A diretoria da Petrobrás, a maior empresa do Brasil e a mais importante das companhias controladas pelo governo, deve à opinião pública uma explicação clara e detalhada sobre suas dificuldades de caixa e sobre os motivos que a levaram a tomar um empréstimo de R$ 2,02 bilhões da Caixa Econômica Federal. O empréstimo é pequeno, em comparação com o lucro líquido contabilizado no terceiro trimestre, R$ 10,85 bilhões, e com o ganho acumulado até setembro, R$ 26,56 bilhões. Mas também esse contraste justifica a surpresa demonstrada não só por políticos da oposição, mas também por analistas do mercado financeiro e do setor de energia. Por que uma empresa com resultados tão bons, com reputação de competência tecnológica e planos tão ambiciosos de crescimento precisa recorrer, de um momento para outro, a uma instituição especializada em crédito imobiliário e em financiamentos de obras de interesse social, como projetos de saneamento e de transporte?
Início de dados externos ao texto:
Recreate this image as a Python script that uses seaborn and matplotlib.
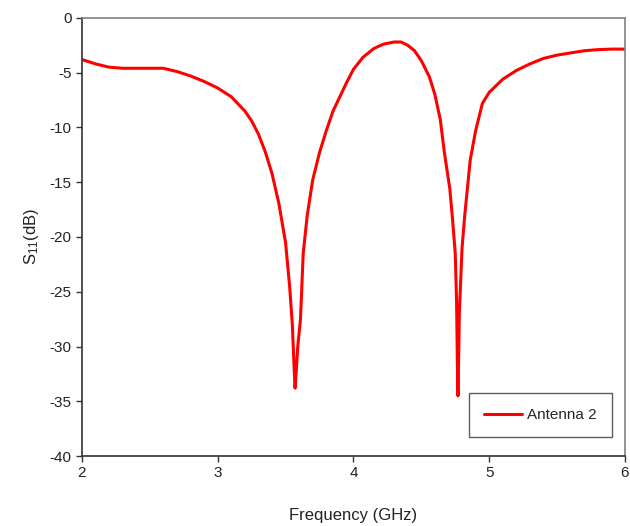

O espanto foi justificado, também, pelo fato de a Petrobrás ser uma empresa com ações cotadas no exterior e com acesso fácil, pelo menos até agora, ao mercado financeiro internacional. Em condições normais, não precisaria, portanto, concorrer com empresas nacionais - e, mais que isso, com empresas muito menores - na busca de empréstimos concedidos no mercado interno, especialmente de recursos destinados ao capital de giro, hoje muito escasso e muito caro para a maior parte das companhias.
Antes de recorrer à Caixa, no entanto, a Petrobrás já havia atingido, com um financiamento de R$ 751 milhões, seu limite de crédito no Banco do Brasil (BB). Esse fato não havia chamado a atenção. Só ganhou publicidade mais tarde, quando o empréstimo de R$ 2,02 bilhões já estava acertado.
O Conselho Monetário Nacional (CMN) interveio duas vezes para facilitar a movimentação da Petrobrás no mercado financeiro interno. Na primeira, em 30 de outubro, autorizou a estatal a obter créditos ou garantias no valor de até R$ 8 bilhões. Na segunda, excluiu a empresa dos limites impostos ao setor financeiro público para empréstimos a empresas estatais.
Tanto da Petrobrás quanto do governo partiram explicações consideradas pouco satisfatórias por analistas do mercado. Segundo o ministro de Minas e Energia, Edison Lobão, a empresa teve de recolher grande volume de impostos e teve dificuldades momentâneas de capital de giro. Por isso precisou buscar financiamento. Foi, resumidamente, a explicação oferecida também pela estatal.
A ministra-chefe da Casa Civil, Dilma Rousseff, negou a existência de qualquer problema sério. A Petrobrás, segundo ela, agiu como qualquer outra empresa em busca de capital de giro para pagar impostos. Escolheu a Caixa como poderia ter escolhido qualquer banco, acrescentou. Todo banco, segundo ela, sonha em emprestar dinheiro à estatal. Pode ser, mas a Petrobrás acabou recorrendo a duas instituições controladas pelo Tesouro Nacional e, além disso, o CMN precisou mudar regras para permitir a movimentação da empresa no mercado bancário nacional.
Há fatos estranhos em número mais que suficiente para justificar a cobrança de explicações. A piora das condições no mercado internacional de capitais não é novidade e várias empresas brasileiras se voltaram para o mercado interno em busca de financiamento. Essa explicação faria sentido. Menos evidente é a alegação de que a empresa tenha sido surpreendida pelo pagamento de royalties. A valorização do dólar, que elevou o débito em reais, torna o assunto um pouco menos misterioso, mas não elimina dúvidas sobre a gestão de caixa da empresa.
Além do mais, o último balanço financeiro da empresa mostrou uma grande elevação de custos. Com o preço do petróleo em torno de US$ 50 por barril - cerca de um terço do que era há poucos meses - e a economia global em marcha lenta, o peso relativo desses custos muda consideravelmente. Depois, faltou esclarecer a destinação efetiva de grandes volumes de dinheiro, como despesas não especificadas, por exemplo, que passaram de R$ 956 milhões no segundo trimestre para R$ 2,38 bilhões no terceiro. Quanto mais pronto o esclarecimento dessa e de outras questões, menor o risco de uma indesejável e danosa exploração política das dificuldades, quase certamente passageiras, da Petrobrás.